With regard to human extinction, a culturally mature perspective asks, first, that we be humble to the fact that this outcome could very well be our fate, and sooner rather than later. Climate change (and the major social upheaval that could very well accompany it), nuclear proliferation (and the possibility of weapons of mass destruction being used not just by nation states, but also by terrorist groups), increasing population pressures and the environmental degradation that would predictably come with it, and events that are not our fault such as the possibility of an asteroid collision, could all be our undoing. Our time on the planet has been very short compared to that of the dinosaurs. I’m not sure wagering that we will outlive their years as the dominant species would be a good bet.

*That said, a culturally mature perspective just as much emphasizes the importance of not letting such recognitions undermine our creativity and our will to survive and thrive through a true desire to live sustainably. To do so would be to fail to fully take in the facts. Positive options exist—even if they can’t guarantee that we will dodge extinction. New technologies have the potential to help us live in more efficient ways (though we must be very sure that in fact they do—our ability to deceive ourselves is immense). And if the concept of Cultural Maturity is accurate, even more important when it comes to survival is the possibly of bringing greater foresight and moral responsibility to the choices we make in all parts of our lives.

Culturally mature perspective also more directly challenges cynicism. It is a challenge that we all confront in some way. For myself, the difficulty of getting the importance of culturally mature capacities heard and understood can at times leave me frustrated and tired. Add to this the amount of Transitional Absurdity today’s world requires us to endure and I too can fall victim to cynicism (see Transitional Absurdity: How the Ludicrous Can Co-Exist with Hope).

A culturally mature perspective does not at all advocate for always being positive—it is very much about seeing clearly and confronting hard truths. But one of those hard truths is that cynicism serves nothing. Indeed, in the end, it is a copout. It lets us feel right and at the same time avoid committing ourselves to any useful action. Creative Systems Theory delineates how cynicism leaves us blind to larger systemic realities and is just as limited and limiting as other self-serving and more obviously ideological kinds of belief (see Conceptual Traps and Fallacies).

In moments when cynicism temps us, it is essential to recognize that it has no useful purpose.

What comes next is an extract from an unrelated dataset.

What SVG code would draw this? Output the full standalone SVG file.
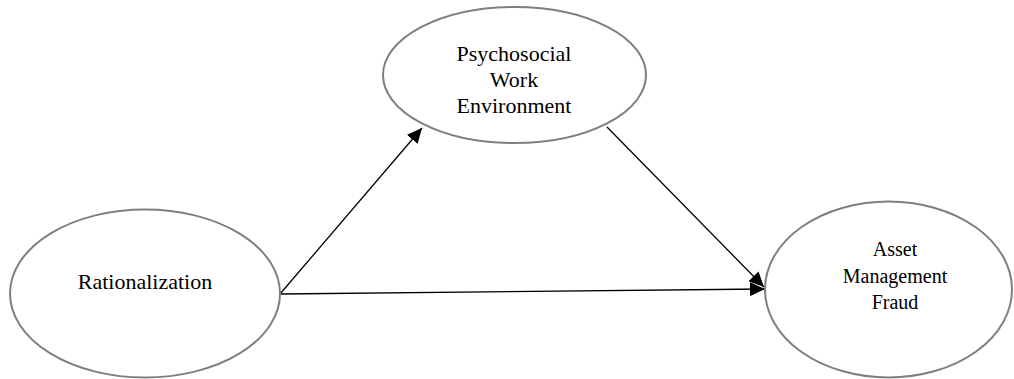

Whether the question at hand is more personal or more collective, we need to ally ourselves with the most creative and life-affirming outcome possible. Often today that means responding with a maturity of insight and responsibility new to us as a species. The stretch doing so requires can feel like too much. But taking on this task is what will ultimately determine our sense of purpose in our time. With regard to our human future, it will play a central role in determining not just how rewarding that future will be, but also how far out our time on the planet will extend.